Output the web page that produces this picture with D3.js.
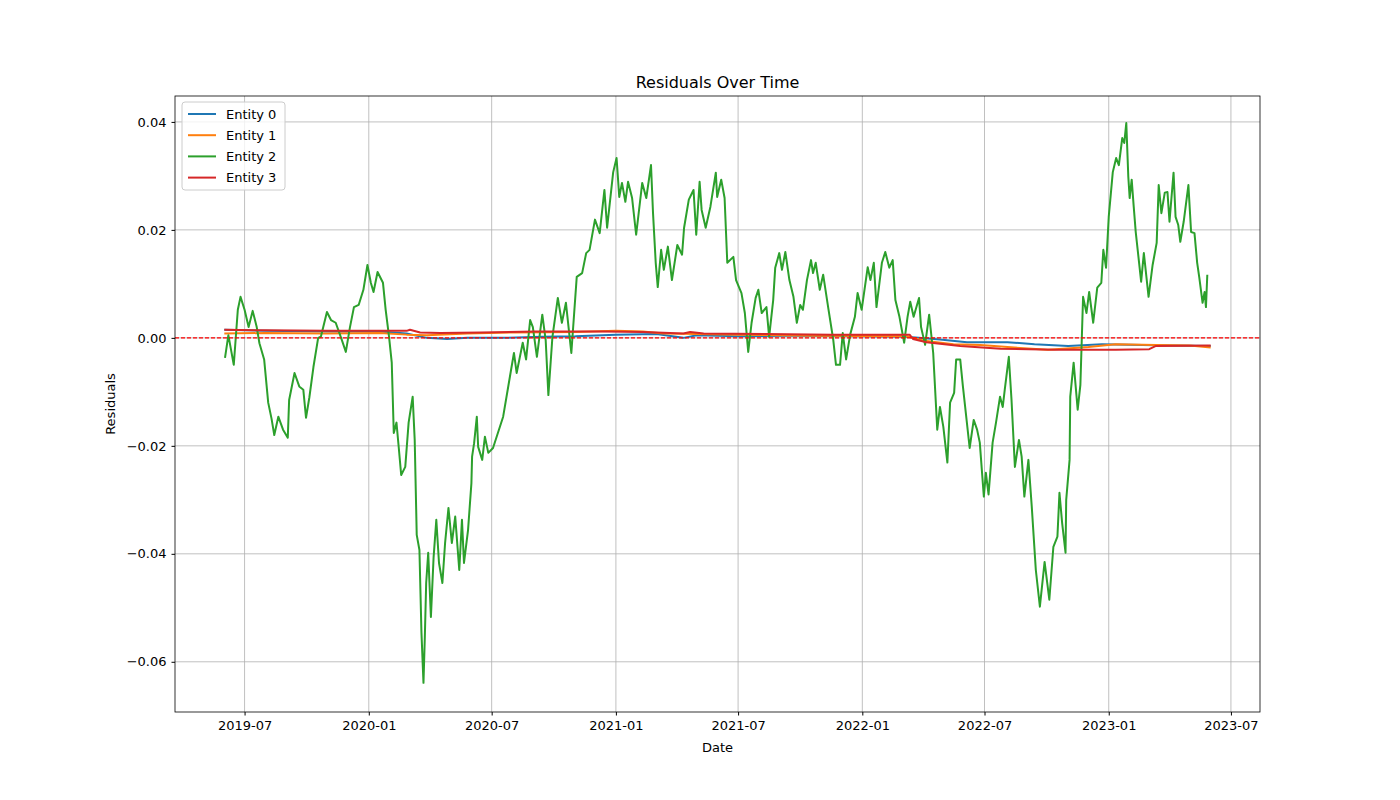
<!DOCTYPE html>
<html><head><meta charset="utf-8">
<script src="https://cdn.jsdelivr.net/npm/d3@7"></script>
<style>body{margin:0;background:#fff;font-family:"DejaVu Sans",sans-serif;}</style>
</head><body><svg id="c" width="1400" height="800"></svg>
<script>
const startDate = "2019-06-01";
const entityNames = ["Entity 0","Entity 1","Entity 2","Entity 3"];
const colors = ["#1f77b4","#ff7f0e","#2ca02c","#d62728"];
// [day offset from start, residual]
const entity2 = [[1,-0.0037],[6,0.0005],[14,-0.005],[20,0.0052],[24,0.0076],[30,0.0052],[36,0.002],[42,0.005],[48,0.002],[52,-0.001],[59,-0.004],[65,-0.012],[70,-0.015],[74,-0.018],[80,-0.0146],[87,-0.017],[94,-0.0185],[96,-0.0115],[104,-0.0065],[111,-0.009],[117,-0.0096],[121,-0.0148],[126,-0.011],[132,-0.0054],[139,0],[143,0.0002],[152,0.0048],[158,0.0033],[165,0.0028],[173,0],[180,-0.0026],[186,0.0019],[192,0.0057],[199,0.0061],[206,0.0089],[212,0.0135],[217,0.0102],[221,0.0085],[227,0.0122],[235,0.0102],[239,0.0052],[244,0.0002],[248,-0.0046],[251,-0.0176],[255,-0.0157],[258,-0.0198],[262,-0.0254],[268,-0.0239],[273,-0.0157],[279,-0.0109],[282,-0.0189],[285,-0.0365],[289,-0.0393],[292,-0.0546],[295,-0.0639],[297,-0.0554],[299,-0.0454],[302,-0.0398],[306,-0.0517],[310,-0.0406],[314,-0.0337],[318,-0.0417],[323,-0.0454],[327,-0.038],[332,-0.0315],[337,-0.038],[342,-0.0331],[348,-0.043],[352,-0.0337],[355,-0.0417],[361,-0.0356],[366,-0.0269],[367,-0.022],[370,-0.0195],[374,-0.0146],[376,-0.0202],[382,-0.0226],[386,-0.0183],[391,-0.0213],[398,-0.0204],[413,-0.0146],[423,-0.0072],[429,-0.0028],[433,-0.0065],[442,-0.0009],[447,-0.004],[453,0.0033],[457,0.002],[463,-0.0035],[471,0.0043],[476,-0.0004],[480,-0.0106],[486,0.0002],[494,0.0074],[500,0.0028],[506,0.0065],[514,-0.0028],[522,0.0113],[530,0.012],[536,0.0157],[541,0.0163],[549,0.0219],[556,0.0194],[563,0.0274],[567,0.0204],[576,0.0307],[581,0.0333],[585,0.0261],[589,0.0287],[594,0.0252],[598,0.0289],[604,0.0259],[610,0.0191],[619,0.0287],[625,0.0259],[632,0.032],[635,0.0231],[639,0.0139],[642,0.0094],[647,0.0163],[651,0.0126],[657,0.0169],[663,0.0107],[671,0.0172],[678,0.0154],[681,0.0204],[688,0.0256],[695,0.0274],[699,0.0191],[704,0.0289],[707,0.0237],[713,0.0204],[720,0.0243],[728,0.0306],[730,0.0261],[736,0.0293],[741,0.0259],[745,0.0139],[754,0.015],[758,0.0107],[766,0.0083],[771,0.0046],[776,-0.0026],[781,0.0028],[787,0.0074],[791,0.0089],[796,0.0046],[803,0.0057],[807,0.0002],[813,0.007],[816,0.013],[822,0.0157],[826,0.0126],[831,0.0159],[837,0.0107],[843,0.0076],[848,0.0028],[853,0.0061],[857,0.0052],[863,0.0107],[869,0.0144],[872,0.012],[876,0.0139],[882,0.0089],[887,0.0117],[895,0.0052],[902,-0.0004],[906,-0.005],[912,-0.005],[916,0.0009],[921,-0.004],[927,0.0006],[934,0.0039],[938,0.0083],[944,0.0052],[953,0.0131],[957,0.0107],[962,0.0139],[966,0.0057],[974,0.0139],[979,0.0159],[985,0.013],[990,0.0144],[994,0.007],[1000,0.0039],[1007,-0.0009],[1012,0.0039],[1016,0.0067],[1021,0.0039],[1029,0.0074],[1032,0.002],[1038,-0.0013],[1044,0.0043],[1050,-0.0028],[1056,-0.017],[1060,-0.0128],[1065,-0.0165],[1071,-0.0231],[1075,-0.012],[1081,-0.0102],[1084,-0.004],[1090,-0.004],[1094,-0.009],[1104,-0.0204],[1110,-0.0152],[1115,-0.017],[1119,-0.0194],[1125,-0.0294],[1128,-0.025],[1132,-0.029],[1138,-0.0194],[1143,-0.0157],[1149,-0.0109],[1153,-0.0128],[1156,-0.0096],[1162,-0.0035],[1166,-0.0115],[1171,-0.0239],[1177,-0.0189],[1181,-0.022],[1185,-0.0294],[1191,-0.0226],[1196,-0.0313],[1202,-0.043],[1208,-0.0498],[1215,-0.0415],[1222,-0.0485],[1228,-0.0387],[1234,-0.0368],[1237,-0.0287],[1241,-0.0343],[1246,-0.0398],[1247,-0.03],[1252,-0.0226],[1253,-0.0109],[1258,-0.0046],[1264,-0.0133],[1268,-0.0087],[1272,0.0076],[1277,0.0046],[1281,0.0085],[1287,0.0028],[1293,0.0093],[1299,0.0102],[1302,0.0163],[1306,0.013],[1310,0.0224],[1316,0.0307],[1321,0.0333],[1325,0.032],[1330,0.037],[1333,0.0361],[1336,0.0398],[1339,0.0298],[1341,0.0259],[1344,0.0293],[1347,0.0243],[1350,0.0196],[1358,0.0104],[1362,0.0157],[1369,0.0076],[1375,0.0135],[1381,0.0176],[1384,0.0283],[1388,0.0231],[1393,0.0269],[1397,0.027],[1400,0.0215],[1406,0.0306],[1409,0.0224],[1413,0.0209],[1416,0.0178],[1421,0.0215],[1428,0.0283],[1432,0.0196],[1437,0.0194],[1441,0.0139],[1444,0.0113],[1449,0.0065],[1452,0.0085],[1454,0.0057],[1456,0.0117]];
const entity0 = [[0,0.0015],[60,0.0013],[150,0.0012],[230,0.0012],[270,0.0008],[300,0.0],[330,-0.0002],[360,0.0],[420,0.0],[470,0.0002],[520,0.0003],[580,0.0006],[640,0.0007],[680,0.0],[700,0.0005],[760,0.0003],[840,0.0004],[940,0.0003],[1010,0.0002],[1060,-0.0003],[1100,-0.0008],[1160,-0.0008],[1200,-0.0012],[1250,-0.0015],[1300,-0.0012],[1360,-0.0013],[1400,-0.0014],[1461,-0.0015]];
const entity1 = [[0,0.0008],[60,0.0009],[150,0.0008],[230,0.0009],[270,0.0006],[300,0.0005],[360,0.0008],[430,0.001],[520,0.0011],[580,0.0013],[620,0.0012],[650,0.0008],[700,0.0007],[760,0.0006],[880,0.0004],[1010,0.0003],[1040,-0.0006],[1080,-0.0012],[1120,-0.0013],[1170,-0.0018],[1220,-0.0022],[1280,-0.0017],[1320,-0.0012],[1380,-0.0013],[1430,-0.0014],[1461,-0.0018]];
const entity3 = [[0,0.0015],[60,0.0014],[150,0.0013],[230,0.0013],[270,0.0013],[275,0.0015],[290,0.001],[320,0.0009],[380,0.001],[460,0.0012],[560,0.0012],[620,0.0011],[680,0.0008],[690,0.0011],[710,0.0008],[800,0.0007],[900,0.0006],[1015,0.0006],[1020,-0.0002],[1040,-0.0008],[1090,-0.0015],[1150,-0.002],[1230,-0.0022],[1320,-0.0022],[1370,-0.0021],[1380,-0.0015],[1461,-0.0014]];
const series = [entity0, entity1, entity2, entity3];
const yTicks = [-0.06,-0.04,-0.02,0.00,0.02,0.04];
const xTickDates = ["2019-07-01","2020-01-01","2020-07-01","2021-01-01","2021-07-01","2022-01-01","2022-07-01","2023-01-01","2023-07-01"];

const svg = d3.select("#c");
const L=175,R=1260,T=96,B=712;
const t0 = new Date(startDate+"T00:00:00");
const toDate = d => new Date(t0.getTime()+d*86400000);
const span = 1461, pad = span*0.05;
const x = d3.scaleTime().domain([toDate(-pad), toDate(span+pad)]).range([L,R]);
const y = d3.scaleLinear().domain([-0.0693,0.0448]).range([B,T]);
const xt = xTickDates.map(s=>new Date(s+"T00:00:00"));
const g = svg.append("g");
g.selectAll(".gx").data(xt).join("line").attr("x1",d=>x(d)).attr("x2",d=>x(d)).attr("y1",T).attr("y2",B).attr("stroke","#b0b0b0").attr("stroke-width",0.8);
g.selectAll(".gy").data(yTicks).join("line").attr("x1",L).attr("x2",R).attr("y1",d=>y(d)).attr("y2",d=>y(d)).attr("stroke","#b0b0b0").attr("stroke-width",0.8);
const line = d3.line().x(d=>x(toDate(d[0]))).y(d=>y(d[1]));
series.forEach((s,i)=>{
  g.append("path").datum(s).attr("d",line).attr("fill","none").attr("stroke",colors[i]).attr("stroke-width",2).attr("stroke-linejoin","round");
});
g.append("line").attr("x1",L).attr("x2",R).attr("y1",y(0)).attr("y2",y(0)).attr("stroke","red").attr("stroke-width",1.1).attr("stroke-dasharray","4,2");
svg.append("rect").attr("x",L).attr("y",T).attr("width",R-L).attr("height",B-T).attr("fill","none").attr("stroke","#000").attr("stroke-width",0.8);
const fmt = v => (v<0?"\u2212":"")+Math.abs(v).toFixed(2);
svg.append("g").attr("transform",`translate(0,${B})`).call(d3.axisBottom(x).tickValues(xt).tickFormat(d3.timeFormat("%Y-%m")).tickSizeOuter(0).tickSize(3.5).tickPadding(5))
  .call(a=>{a.select(".domain").remove();a.selectAll("text").attr("font-size",13).attr("font-family","DejaVu Sans").attr("fill","#000");});
svg.append("g").attr("transform",`translate(${L},0)`).call(d3.axisLeft(y).tickValues(yTicks).tickFormat(fmt).tickSizeOuter(0).tickSize(3.5).tickPadding(5))
  .call(a=>{a.select(".domain").remove();a.selectAll("text").attr("font-size",13).attr("font-family","DejaVu Sans").attr("fill","#000");});
svg.append("text").attr("x",(L+R)/2).attr("y",752).attr("text-anchor","middle").attr("font-size",13).text("Date");
svg.append("text").attr("transform",`translate(115,${(T+B)/2}) rotate(-90)`).attr("text-anchor","middle").attr("font-size",13).text("Residuals");
svg.append("text").attr("x",(L+R)/2).attr("y",88).attr("text-anchor","middle").attr("font-size",16).text("Residuals Over Time");
const lg = svg.append("g").attr("transform","translate(182,102)");
lg.append("rect").attr("width",103).attr("height",88).attr("rx",3).attr("fill","#fff").attr("fill-opacity",0.8).attr("stroke","#ccc");
entityNames.forEach((n,i)=>{
  const yy = 12+i*21.2;
  lg.append("line").attr("x1",6).attr("x2",34).attr("y1",yy).attr("y2",yy).attr("stroke",colors[i]).attr("stroke-width",2);
  lg.append("text").attr("x",44).attr("y",yy+4.5).attr("font-size",13).text(n);
});
</script></body></html>
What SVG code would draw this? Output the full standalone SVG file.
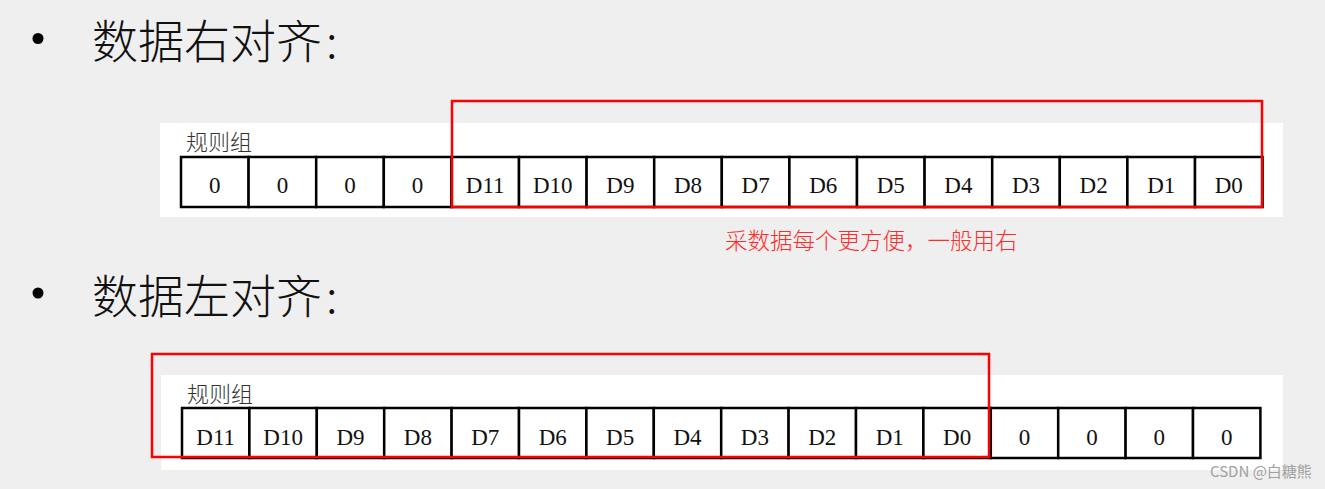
<svg xmlns="http://www.w3.org/2000/svg" width="1325" height="489" viewBox="0 0 1325 489">
<style>
.title{font-family:"Noto Sans CJK SC","Noto Sans",sans-serif;font-size:46px;font-weight:300;fill:#111}
.lbl{font-family:"Noto Sans CJK SC",sans-serif;font-size:22px;font-weight:300;fill:#333}
.cell rect{fill:#fff;stroke:#000;stroke-width:2.5}
.cell text{font-family:"Liberation Serif","Noto Sans CJK SC",serif;font-size:23px;fill:#111;text-anchor:middle}
.hl{fill:none;stroke:#ff0000;stroke-width:2.5}
.note{font-family:"Noto Sans CJK SC",sans-serif;font-size:22.5px;font-weight:300;fill:#ff2a2a}
.wm{font-family:"Noto Sans CJK SC","Liberation Sans",sans-serif;font-size:15px;fill:#a0a0a0}
</style>
<rect width="1325" height="489" fill="#efefef"/>

<g id="title1">
<circle cx="38" cy="38.5" r="5.5" fill="#000"/>
<text class="title" x="92" y="58">数据右对齐<tspan dx="4">:</tspan></text>
</g>

<g id="table1">
<rect x="160" y="123" width="1123" height="94" fill="#fff"/>
<text class="lbl" x="186" y="150">规则组</text>
<g class="cell">
<rect x="181" y="157" width="67.6" height="50"/><text x="214.8" y="193">0</text>
<rect x="248.6" y="157" width="67.6" height="50"/><text x="282.4" y="193">0</text>
<rect x="316.2" y="157" width="67.6" height="50"/><text x="350" y="193">0</text>
<rect x="383.8" y="157" width="67.6" height="50"/><text x="417.6" y="193">0</text>
<rect x="451.4" y="157" width="67.6" height="50"/><text x="485.2" y="193">D11</text>
<rect x="519" y="157" width="67.6" height="50"/><text x="552.8" y="193">D10</text>
<rect x="586.6" y="157" width="67.6" height="50"/><text x="620.4" y="193">D9</text>
<rect x="654.2" y="157" width="67.6" height="50"/><text x="688" y="193">D8</text>
<rect x="721.8" y="157" width="67.6" height="50"/><text x="755.6" y="193">D7</text>
<rect x="789.4" y="157" width="67.6" height="50"/><text x="823.2" y="193">D6</text>
<rect x="857" y="157" width="67.6" height="50"/><text x="890.8" y="193">D5</text>
<rect x="924.6" y="157" width="67.6" height="50"/><text x="958.4" y="193">D4</text>
<rect x="992.2" y="157" width="67.6" height="50"/><text x="1026" y="193">D3</text>
<rect x="1059.8" y="157" width="67.6" height="50"/><text x="1093.6" y="193">D2</text>
<rect x="1127.4" y="157" width="67.6" height="50"/><text x="1161.2" y="193">D1</text>
<rect x="1195" y="157" width="67.6" height="50"/><text x="1228.8" y="193">D0</text>
</g>
</g>

<g id="highlight1">
<rect class="hl" x="452" y="101" width="810" height="106"/>
</g>
<g id="note1">
<text class="note" x="725" y="249">采数据每个更方便，一般用右</text>
</g>

<g id="title2">
<circle cx="38" cy="293" r="5.5" fill="#000"/>
<text class="title" x="92" y="313">数据左对齐<tspan dx="4">:</tspan></text>
</g>

<g id="table2">
<rect x="161" y="375" width="1122" height="95" fill="#fff"/>
<text class="lbl" x="187" y="402">规则组</text>
<g class="cell">
<rect x="182" y="408" width="67.4" height="50"/><text x="215.7" y="445">D11</text>
<rect x="249.4" y="408" width="67.4" height="50"/><text x="283.1" y="445">D10</text>
<rect x="316.8" y="408" width="67.4" height="50"/><text x="350.5" y="445">D9</text>
<rect x="384.2" y="408" width="67.4" height="50"/><text x="417.9" y="445">D8</text>
<rect x="451.6" y="408" width="67.4" height="50"/><text x="485.3" y="445">D7</text>
<rect x="519" y="408" width="67.4" height="50"/><text x="552.7" y="445">D6</text>
<rect x="586.4" y="408" width="67.4" height="50"/><text x="620.1" y="445">D5</text>
<rect x="653.8" y="408" width="67.4" height="50"/><text x="687.5" y="445">D4</text>
<rect x="721.2" y="408" width="67.4" height="50"/><text x="754.9" y="445">D3</text>
<rect x="788.6" y="408" width="67.4" height="50"/><text x="822.3" y="445">D2</text>
<rect x="856" y="408" width="67.4" height="50"/><text x="889.7" y="445">D1</text>
<rect x="923.4" y="408" width="67.4" height="50"/><text x="957.1" y="445">D0</text>
<rect x="990.8" y="408" width="67.4" height="50"/><text x="1024.5" y="445">0</text>
<rect x="1058.2" y="408" width="67.4" height="50"/><text x="1091.9" y="445">0</text>
<rect x="1125.6" y="408" width="67.4" height="50"/><text x="1159.3" y="445">0</text>
<rect x="1193" y="408" width="67.4" height="50"/><text x="1226.7" y="445">0</text>
</g>
</g>

<g id="highlight2">
<rect class="hl" x="152" y="354" width="837" height="103"/>
</g>

<text class="wm" x="1210" y="477">CSDN @白糖熊</text>
</svg>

========

» Job
Copy each line above that contains the word "this".

» Task answer
Output the web page that produces this picture with D3.js.
What SVG code would draw this? Output the full standalone SVG file.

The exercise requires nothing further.